___ AVAILABLE DATA

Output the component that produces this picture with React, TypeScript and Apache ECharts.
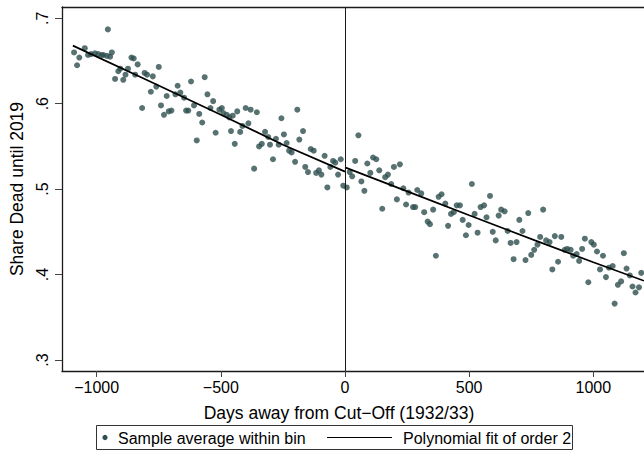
import React, { useEffect, useRef } from "react";
import * as echarts from "echarts";

// Binned sample averages (days from cut-off, share dead until 2019)
const binDays: number[] = [
  -1091, -1079, -1070, -1048, -1035, -1023, -1007, -994, -980, -973, -959, -955, -946, -939,
  -926, -913, -905, -893, -884, -874, -860, -851, -845, -835, -817, -807, -797, -782, -774,
  -760, -750, -741, -729, -718, -710, -699, -683, -674, -663, -648, -640, -631, -620, -608,
  -597, -587, -575, -565, -554, -542, -531, -521, -506, -496, -490, -476, -466, -459, -452,
  -444, -434, -422, -413, -400, -389, -380, -366, -355, -346, -335, -322, -309, -302, -290,
  -278, -267, -256, -246, -235, -225, -215, -201, -192, -184, -169, -160, -149, -138, -126,
  -116, -105, -95, -82, -71, -59, -48, -39, -28, -17, -7,
  7, 19, 29, 41, 54, 66, 78, 90, 102, 113, 126, 138, 150, 162, 173, 186, 197, 209, 221, 235,
  246, 256, 274, 283, 291, 307, 319, 333, 342, 355, 366, 377, 389, 404, 415, 427, 438, 450,
  463, 474, 487, 498, 511, 522, 534, 546, 560, 570, 584, 595, 607, 619, 629, 643, 655, 667,
  679, 691, 702, 715, 727, 738, 750, 762, 775, 786, 798, 810, 824, 835, 845, 858, 871, 885,
  895, 909, 919, 933, 943, 955, 966, 980, 992, 1002, 1015, 1027, 1039, 1051, 1063, 1078,
  1086, 1099, 1112, 1123, 1134, 1147, 1158, 1170, 1184, 1193,
];
const shareDead: number[] = [
  0.660, 0.645, 0.654, 0.665, 0.657, 0.658, 0.659, 0.658, 0.657, 0.657, 0.656, 0.687, 0.655, 0.660,
  0.629, 0.638, 0.641, 0.628, 0.634, 0.641, 0.654, 0.653, 0.634, 0.646, 0.595, 0.636, 0.634, 0.614, 0.632,
  0.620, 0.643, 0.598, 0.587, 0.609, 0.591, 0.592, 0.611, 0.621, 0.613, 0.607, 0.592, 0.592, 0.626, 0.598,
  0.557, 0.588, 0.578, 0.631, 0.611, 0.595, 0.603, 0.566, 0.593, 0.595, 0.589, 0.587, 0.584, 0.568, 0.586,
  0.553, 0.591, 0.567, 0.574, 0.595, 0.577, 0.593, 0.524, 0.590, 0.550, 0.553, 0.567, 0.561, 0.552, 0.535,
  0.559, 0.552, 0.583, 0.564, 0.554, 0.545, 0.543, 0.532, 0.593, 0.558, 0.568, 0.526, 0.520, 0.547, 0.545,
  0.519, 0.522, 0.517, 0.539, 0.502, 0.526, 0.533, 0.531, 0.517, 0.535, 0.504,
  0.502, 0.520, 0.515, 0.533, 0.563, 0.509, 0.498, 0.530, 0.519, 0.537, 0.535, 0.522, 0.477, 0.514, 0.517, 0.506, 0.526, 0.488, 0.529, 0.501,
  0.482, 0.496, 0.479, 0.479, 0.499, 0.495, 0.473, 0.462, 0.459, 0.476, 0.422, 0.491, 0.494, 0.483, 0.457, 0.471, 0.473, 0.481,
  0.481, 0.464, 0.446, 0.458, 0.506, 0.471, 0.449, 0.479, 0.481, 0.467, 0.492, 0.450, 0.440, 0.469, 0.476, 0.474, 0.451, 0.437,
  0.418, 0.438, 0.464, 0.451, 0.417, 0.472, 0.423, 0.429, 0.435, 0.444, 0.476, 0.440, 0.438, 0.406, 0.445, 0.415, 0.444, 0.429,
  0.430, 0.429, 0.422, 0.424, 0.416, 0.430, 0.442, 0.391, 0.438, 0.435, 0.427, 0.406, 0.422, 0.397, 0.408, 0.410,
  0.366, 0.388, 0.392, 0.425, 0.407, 0.399, 0.386, 0.379, 0.385, 0.402,
];

// Polynomial fit (order 2), each side of the cut-off
const fitLeftDays: number[] = [-1096, -800, -500, -250, 0];
const fitLeftShare: number[] = [0.668, 0.628, 0.587, 0.552, 0.5205];
const fitRightDays: number[] = [0, 290, 500, 765, 1000, 1204];
const fitRightShare: number[] = [0.5255, 0.493, 0.4695, 0.44, 0.4144, 0.3927];

const xTicks: number[] = [-1000, -500, 0, 500, 1000];
const yTicks: number[] = [0.3, 0.4, 0.5, 0.6, 0.7];

const FONT = "'Liberation Sans', Arial, Helvetica, sans-serif";
const DOT = "#2e4f4f";

export default function App() {
  const ref = useRef<HTMLDivElement>(null);
  useEffect(() => {
    if (!ref.current) return;
    const chart = echarts.init(ref.current, undefined, { renderer: "svg" });
    const xMin = -1139.7;
    const xMax = 1204.2;
    const axisLine = { show: true, onZero: false, lineStyle: { color: "#1a1a1a", width: 1.3 } };
    const option: any = {
      animation: false,
      backgroundColor: "#fff",
      grid: { left: 62, top: 7, width: 582, height: 364 },
      xAxis: [
        {
          type: "value",
          min: xMin,
          max: xMax,
          position: "bottom",
          axisLine,
          axisTick: { show: true, length: 6, customValues: xTicks, lineStyle: { color: "#444", width: 1 } },
          axisLabel: {
            customValues: xTicks,
            formatter: (v: number) => (v < 0 ? "\u2212" + Math.abs(v) : String(v)),
            fontSize: 16,
            color: "#000",
            fontFamily: FONT,
            margin: 8,
          },
          splitLine: { show: false },
          name: "Days away from Cut\u2212Off (1932/33)",
          nameLocation: "middle",
          nameGap: 33,
          nameTextStyle: { fontSize: 17.5, color: "#000", fontFamily: FONT, padding: [0, 28, 0, 0] },
        },
        {
          type: "value",
          min: xMin,
          max: xMax,
          position: "top",
          axisLine,
          axisTick: { show: false },
          axisLabel: { show: false },
          splitLine: { show: false },
        },
      ],
      yAxis: {
        type: "value",
        min: 0.2871,
        max: 0.7132,
        axisLine,
        axisTick: { show: true, length: 7, customValues: yTicks, lineStyle: { color: "#444", width: 1 } },
        axisLabel: {
          customValues: yTicks,
          rotate: 90,
          formatter: (v: number) => v.toFixed(1).replace(/^0\./, "."),
          fontSize: 16,
          color: "#000",
          fontFamily: FONT,
          margin: 12,
        },
        splitLine: { show: false },
        name: "Share Dead until 2019",
        nameLocation: "middle",
        nameGap: 30,
        nameTextStyle: { fontSize: 17.5, color: "#000", fontFamily: FONT },
      },
      series: [
        {
          name: "Sample average within bin",
          type: "scatter",
          symbol: "circle",
          symbolSize: 6,
          itemStyle: { color: DOT },
          data: binDays.map((d, i) => [d, shareDead[i]]),
          markLine: {
            silent: true,
            symbol: ["none", "none"],
            label: { show: false },
            lineStyle: { color: "#1a1a1a", width: 1, type: "solid" },
            emphasis: { disabled: true },
            data: [{ xAxis: 0 }],
          },
          z: 2,
        },
        {
          name: "Polynomial fit of order 2",
          type: "line",
          showSymbol: false,
          symbol: "none",
          lineStyle: { color: "#000", width: 1.7 },
          data: fitLeftDays.map((d, i) => [d, fitLeftShare[i]]),
          z: 3,
        },
        {
          name: "Polynomial fit of order 2",
          type: "line",
          showSymbol: false,
          symbol: "none",
          lineStyle: { color: "#000", width: 1.7 },
          data: fitRightDays.map((d, i) => [d, fitRightShare[i]]),
          z: 3,
        },
      ],
      graphic: [
        {
          type: "rect",
          shape: { x: 96.5, y: 425.5, width: 476, height: 24 },
          style: { fill: "#fff", stroke: "#333", lineWidth: 1 },
        },
        { type: "circle", shape: { cx: 105, cy: 437.5, r: 2.6 }, style: { fill: DOT } },
        {
          type: "text",
          x: 118,
          y: 438,
          style: { text: "Sample average within bin", font: `16px ${FONT}`, fill: "#000", verticalAlign: "middle" },
        },
        {
          type: "line",
          shape: { x1: 327, y1: 437.5, x2: 392, y2: 437.5 },
          style: { stroke: "#000", lineWidth: 1.2 },
        },
        {
          type: "text",
          x: 403,
          y: 438,
          style: { text: "Polynomial fit of order 2", font: `16px ${FONT}`, fill: "#000", verticalAlign: "middle" },
        },
      ],
    };
    chart.setOption(option);
    return () => chart.dispose();
  }, []);
  return (
    <div
      ref={ref}
      style={{ position: "fixed", left: 0, top: 0, width: 644, height: 461, background: "#fff" }}
    />
  );
}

______

**WHAT IS ASKED:** Search the data for the word "picture" and copy each line where it appears.

**SOLUTION TO THIS TASK:**
Output the component that produces this picture with React, TypeScript and Apache ECharts.

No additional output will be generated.